Crashed on wet roads
Anyway, Murphy would need more than just cow’s blood to get him to the finish of the 1958 Rás. On stage three, from Kilkenny to Clonakilty, his bike jammed approaching Glanmire, so he famously “borrowed” a farmer’s bike to stay in the race. The following day, on stage four into Tralee, he crashed on wet roads approaching Glangarriff, landing hard on his left shoulder. Instinctively, he got back on his bike, finishing that stage torn and bleeding, and with a broken collarbone. Obviously in agony for the next day’s stage, into Nenagh, Murphy somehow survived, fuelled by flasks of hot tea mixed with brandy. He crashed again, on stage seven, into Sligo, although by then nothing could stop him: he rode from the front on the last stage, for 100 miles, and in the end won that Rás by five minutes.
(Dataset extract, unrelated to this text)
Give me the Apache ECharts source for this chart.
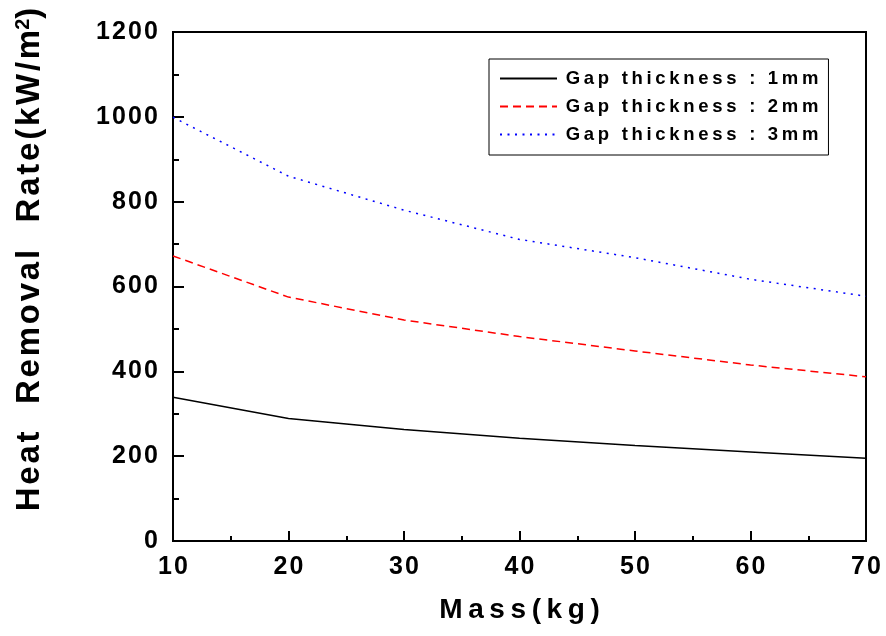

“Attack is the best defence,” is how he described his race tactics. “And I have no doubt about it, I was the greatest solo rider in Ireland, I was a different breed.”
Indeed he was: after his third Rás, in 1960, Murphy never rode competitively again. He later moved into professional wrestling, spending some time on the London circuit, and later still toured much of Britain and Germany, performing as a sword swallower and fire-eater, while also working as a bricklayer to help pay his way. Then he settled back in Sugrena, declining to draw the State pension, living without electricity or running water, in a house he proudly modelled on a chicken shack.
Then yesterday afternoon, still contemplating why Radcliffe was trying desperately to defend her extraordinary sporting achievements, I heard that Mick Murphy had died, aged 81, part of the sadness being that I’d never been up to meet him, and that we are now in a truly different sporting era.